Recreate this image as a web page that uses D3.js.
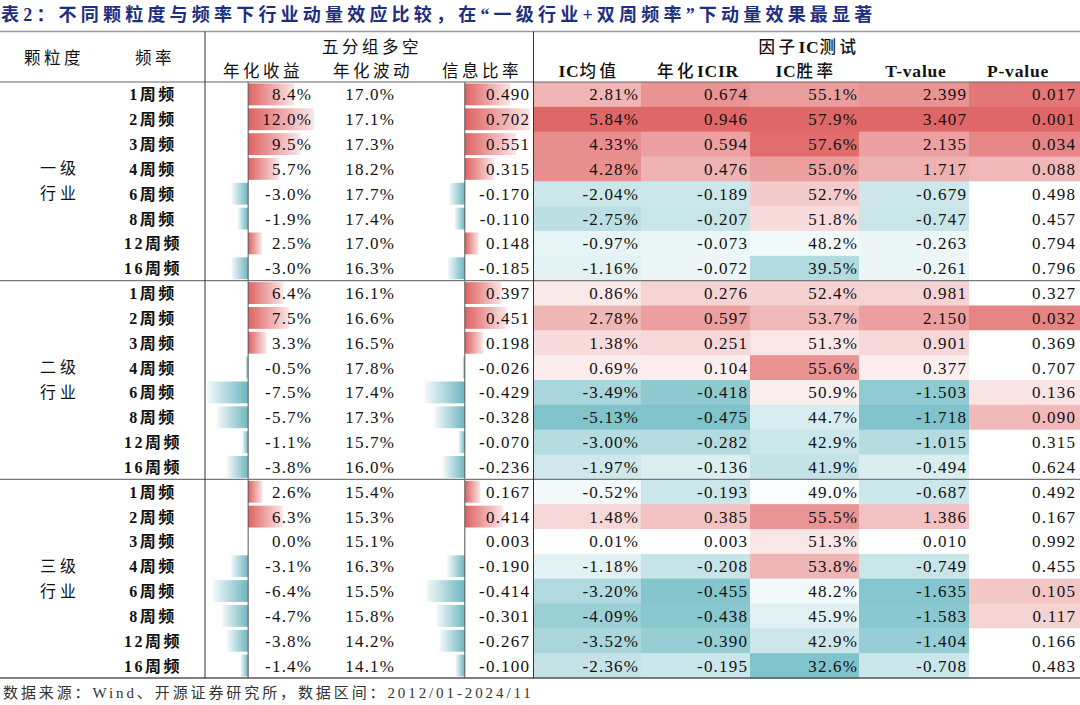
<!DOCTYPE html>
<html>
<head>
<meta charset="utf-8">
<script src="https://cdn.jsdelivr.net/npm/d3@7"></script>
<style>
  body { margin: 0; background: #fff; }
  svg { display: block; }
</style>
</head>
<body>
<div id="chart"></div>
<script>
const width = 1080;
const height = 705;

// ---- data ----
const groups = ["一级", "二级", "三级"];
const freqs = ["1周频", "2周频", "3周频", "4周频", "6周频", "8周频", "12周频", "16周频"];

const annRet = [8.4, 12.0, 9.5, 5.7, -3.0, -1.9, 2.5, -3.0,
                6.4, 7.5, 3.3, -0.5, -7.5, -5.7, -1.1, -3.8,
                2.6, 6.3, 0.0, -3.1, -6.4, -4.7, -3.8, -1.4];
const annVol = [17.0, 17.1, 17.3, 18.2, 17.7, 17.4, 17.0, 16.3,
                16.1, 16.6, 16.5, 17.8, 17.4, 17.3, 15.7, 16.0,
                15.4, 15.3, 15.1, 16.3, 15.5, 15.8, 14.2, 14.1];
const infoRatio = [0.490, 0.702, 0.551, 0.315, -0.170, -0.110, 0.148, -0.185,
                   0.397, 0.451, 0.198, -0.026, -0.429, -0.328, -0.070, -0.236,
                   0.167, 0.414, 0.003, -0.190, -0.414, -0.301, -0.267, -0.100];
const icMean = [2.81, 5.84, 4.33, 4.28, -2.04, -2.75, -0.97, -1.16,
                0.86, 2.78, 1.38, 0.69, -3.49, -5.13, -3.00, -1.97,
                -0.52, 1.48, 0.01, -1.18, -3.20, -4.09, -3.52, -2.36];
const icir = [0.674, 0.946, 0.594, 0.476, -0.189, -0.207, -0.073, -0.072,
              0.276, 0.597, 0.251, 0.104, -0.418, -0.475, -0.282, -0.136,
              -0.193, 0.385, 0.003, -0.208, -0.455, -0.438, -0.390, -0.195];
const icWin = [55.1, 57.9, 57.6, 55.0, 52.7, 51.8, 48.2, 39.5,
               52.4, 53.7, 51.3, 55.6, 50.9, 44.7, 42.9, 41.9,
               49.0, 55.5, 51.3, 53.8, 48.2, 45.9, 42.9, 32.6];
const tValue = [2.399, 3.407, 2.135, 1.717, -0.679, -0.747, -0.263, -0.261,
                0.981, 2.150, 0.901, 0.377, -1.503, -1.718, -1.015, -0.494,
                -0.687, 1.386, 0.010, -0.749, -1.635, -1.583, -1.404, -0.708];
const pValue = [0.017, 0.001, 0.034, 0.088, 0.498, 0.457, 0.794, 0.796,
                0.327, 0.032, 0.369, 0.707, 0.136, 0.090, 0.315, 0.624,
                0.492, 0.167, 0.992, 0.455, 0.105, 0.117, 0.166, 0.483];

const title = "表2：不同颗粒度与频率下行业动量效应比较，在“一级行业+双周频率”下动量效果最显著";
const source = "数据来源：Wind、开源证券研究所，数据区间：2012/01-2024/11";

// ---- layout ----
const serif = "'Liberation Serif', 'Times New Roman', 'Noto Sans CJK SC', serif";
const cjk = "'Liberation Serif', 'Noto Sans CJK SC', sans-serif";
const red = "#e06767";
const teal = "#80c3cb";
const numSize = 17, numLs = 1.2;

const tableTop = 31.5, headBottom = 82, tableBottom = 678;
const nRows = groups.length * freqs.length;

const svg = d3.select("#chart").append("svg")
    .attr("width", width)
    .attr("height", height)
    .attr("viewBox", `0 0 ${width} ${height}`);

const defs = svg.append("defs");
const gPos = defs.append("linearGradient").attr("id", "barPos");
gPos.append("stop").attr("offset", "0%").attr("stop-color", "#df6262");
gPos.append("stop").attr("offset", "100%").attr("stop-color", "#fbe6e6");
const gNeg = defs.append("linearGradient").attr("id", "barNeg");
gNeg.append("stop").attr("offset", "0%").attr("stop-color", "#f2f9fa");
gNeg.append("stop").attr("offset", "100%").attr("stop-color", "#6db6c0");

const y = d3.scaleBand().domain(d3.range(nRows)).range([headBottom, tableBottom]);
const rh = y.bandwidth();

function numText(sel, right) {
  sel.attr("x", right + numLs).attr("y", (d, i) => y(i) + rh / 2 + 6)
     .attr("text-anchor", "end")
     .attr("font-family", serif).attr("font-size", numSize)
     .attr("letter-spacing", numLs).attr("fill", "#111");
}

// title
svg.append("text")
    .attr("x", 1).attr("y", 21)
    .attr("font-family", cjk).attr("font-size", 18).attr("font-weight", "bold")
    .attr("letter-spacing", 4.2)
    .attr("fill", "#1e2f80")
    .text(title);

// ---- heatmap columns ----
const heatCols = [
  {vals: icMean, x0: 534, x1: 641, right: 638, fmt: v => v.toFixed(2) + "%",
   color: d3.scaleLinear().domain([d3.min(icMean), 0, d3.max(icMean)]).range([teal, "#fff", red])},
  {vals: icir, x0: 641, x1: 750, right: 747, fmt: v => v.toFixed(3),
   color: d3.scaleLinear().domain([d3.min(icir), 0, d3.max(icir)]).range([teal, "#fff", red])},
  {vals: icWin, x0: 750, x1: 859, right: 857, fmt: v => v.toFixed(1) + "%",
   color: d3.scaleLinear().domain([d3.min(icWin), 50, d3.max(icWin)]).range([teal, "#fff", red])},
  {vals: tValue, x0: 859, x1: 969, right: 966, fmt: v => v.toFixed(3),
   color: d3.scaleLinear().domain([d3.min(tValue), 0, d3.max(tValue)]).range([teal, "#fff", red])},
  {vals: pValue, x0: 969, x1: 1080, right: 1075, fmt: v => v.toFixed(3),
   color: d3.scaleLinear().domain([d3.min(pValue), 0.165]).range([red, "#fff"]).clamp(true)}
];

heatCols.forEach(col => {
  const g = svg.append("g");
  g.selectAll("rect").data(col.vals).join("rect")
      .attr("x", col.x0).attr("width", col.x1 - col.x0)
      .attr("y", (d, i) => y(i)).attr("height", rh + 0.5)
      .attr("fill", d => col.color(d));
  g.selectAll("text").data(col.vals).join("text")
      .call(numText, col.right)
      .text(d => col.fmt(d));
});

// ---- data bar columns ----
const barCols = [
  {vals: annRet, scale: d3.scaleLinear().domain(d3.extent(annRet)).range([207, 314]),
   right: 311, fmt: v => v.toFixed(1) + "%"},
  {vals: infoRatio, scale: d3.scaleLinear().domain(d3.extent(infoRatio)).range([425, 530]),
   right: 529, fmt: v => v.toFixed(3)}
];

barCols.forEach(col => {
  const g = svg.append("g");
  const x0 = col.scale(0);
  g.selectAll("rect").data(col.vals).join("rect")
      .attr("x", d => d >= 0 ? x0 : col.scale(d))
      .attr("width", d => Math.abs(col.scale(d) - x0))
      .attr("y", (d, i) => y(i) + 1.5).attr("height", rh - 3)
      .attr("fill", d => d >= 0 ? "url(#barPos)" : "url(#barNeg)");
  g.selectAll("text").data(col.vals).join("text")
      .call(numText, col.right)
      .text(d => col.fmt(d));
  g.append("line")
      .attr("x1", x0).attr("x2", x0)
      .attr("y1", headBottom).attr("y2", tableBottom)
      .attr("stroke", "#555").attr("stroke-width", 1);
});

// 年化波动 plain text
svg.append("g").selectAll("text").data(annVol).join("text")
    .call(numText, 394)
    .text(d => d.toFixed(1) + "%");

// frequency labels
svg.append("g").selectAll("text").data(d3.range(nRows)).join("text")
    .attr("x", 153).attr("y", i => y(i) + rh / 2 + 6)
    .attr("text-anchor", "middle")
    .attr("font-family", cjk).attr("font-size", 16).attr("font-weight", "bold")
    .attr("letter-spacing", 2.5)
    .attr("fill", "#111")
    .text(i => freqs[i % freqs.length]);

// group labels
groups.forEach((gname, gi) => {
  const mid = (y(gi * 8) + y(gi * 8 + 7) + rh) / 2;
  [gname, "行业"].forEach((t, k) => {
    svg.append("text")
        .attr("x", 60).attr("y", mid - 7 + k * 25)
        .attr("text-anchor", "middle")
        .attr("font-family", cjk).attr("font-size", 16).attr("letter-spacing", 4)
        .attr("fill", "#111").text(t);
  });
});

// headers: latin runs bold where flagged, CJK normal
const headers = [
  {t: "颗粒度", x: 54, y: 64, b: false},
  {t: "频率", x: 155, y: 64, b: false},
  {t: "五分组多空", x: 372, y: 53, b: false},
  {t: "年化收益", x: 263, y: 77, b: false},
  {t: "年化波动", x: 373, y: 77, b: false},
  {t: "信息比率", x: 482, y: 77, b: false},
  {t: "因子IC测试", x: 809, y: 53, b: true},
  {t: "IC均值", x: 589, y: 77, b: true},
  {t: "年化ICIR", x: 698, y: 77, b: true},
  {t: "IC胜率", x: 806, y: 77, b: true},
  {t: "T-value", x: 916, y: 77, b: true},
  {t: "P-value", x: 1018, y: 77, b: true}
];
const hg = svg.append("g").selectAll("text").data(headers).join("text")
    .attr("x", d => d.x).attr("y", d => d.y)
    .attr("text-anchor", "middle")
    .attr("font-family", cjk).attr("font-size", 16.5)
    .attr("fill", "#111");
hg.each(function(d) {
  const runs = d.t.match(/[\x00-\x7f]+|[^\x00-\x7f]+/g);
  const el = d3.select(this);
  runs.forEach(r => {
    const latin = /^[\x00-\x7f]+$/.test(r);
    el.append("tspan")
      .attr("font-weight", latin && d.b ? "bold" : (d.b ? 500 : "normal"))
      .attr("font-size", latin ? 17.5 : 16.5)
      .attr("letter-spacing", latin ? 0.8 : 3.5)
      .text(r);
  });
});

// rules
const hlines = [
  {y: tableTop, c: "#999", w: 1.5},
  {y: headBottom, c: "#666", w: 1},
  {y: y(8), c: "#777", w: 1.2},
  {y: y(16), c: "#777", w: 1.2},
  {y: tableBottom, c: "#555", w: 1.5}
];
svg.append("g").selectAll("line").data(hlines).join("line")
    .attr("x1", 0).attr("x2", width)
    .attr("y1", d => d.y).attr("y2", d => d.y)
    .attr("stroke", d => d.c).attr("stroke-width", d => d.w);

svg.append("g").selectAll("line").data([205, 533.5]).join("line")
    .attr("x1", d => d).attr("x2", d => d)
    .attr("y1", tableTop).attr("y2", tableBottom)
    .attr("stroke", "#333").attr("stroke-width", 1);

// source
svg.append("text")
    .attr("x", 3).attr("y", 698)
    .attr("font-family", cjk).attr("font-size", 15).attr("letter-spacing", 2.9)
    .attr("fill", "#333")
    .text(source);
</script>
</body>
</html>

■ ■ ■ ■

What you are asked to do: Up to and including the line containing "const height = 705;", repeat every line from the start of the data, but none of the pictures.

Complete response:
Recreate this image as a web page that uses D3.js.
<!DOCTYPE html>
<html>
<head>
<meta charset="utf-8">
<script src="https://cdn.jsdelivr.net/npm/d3@7"></script>
<style>
  body { margin: 0; background: #fff; }
  svg { display: block; }
</style>
</head>
<body>
<div id="chart"></div>
<script>
const width = 1080;
const height = 705;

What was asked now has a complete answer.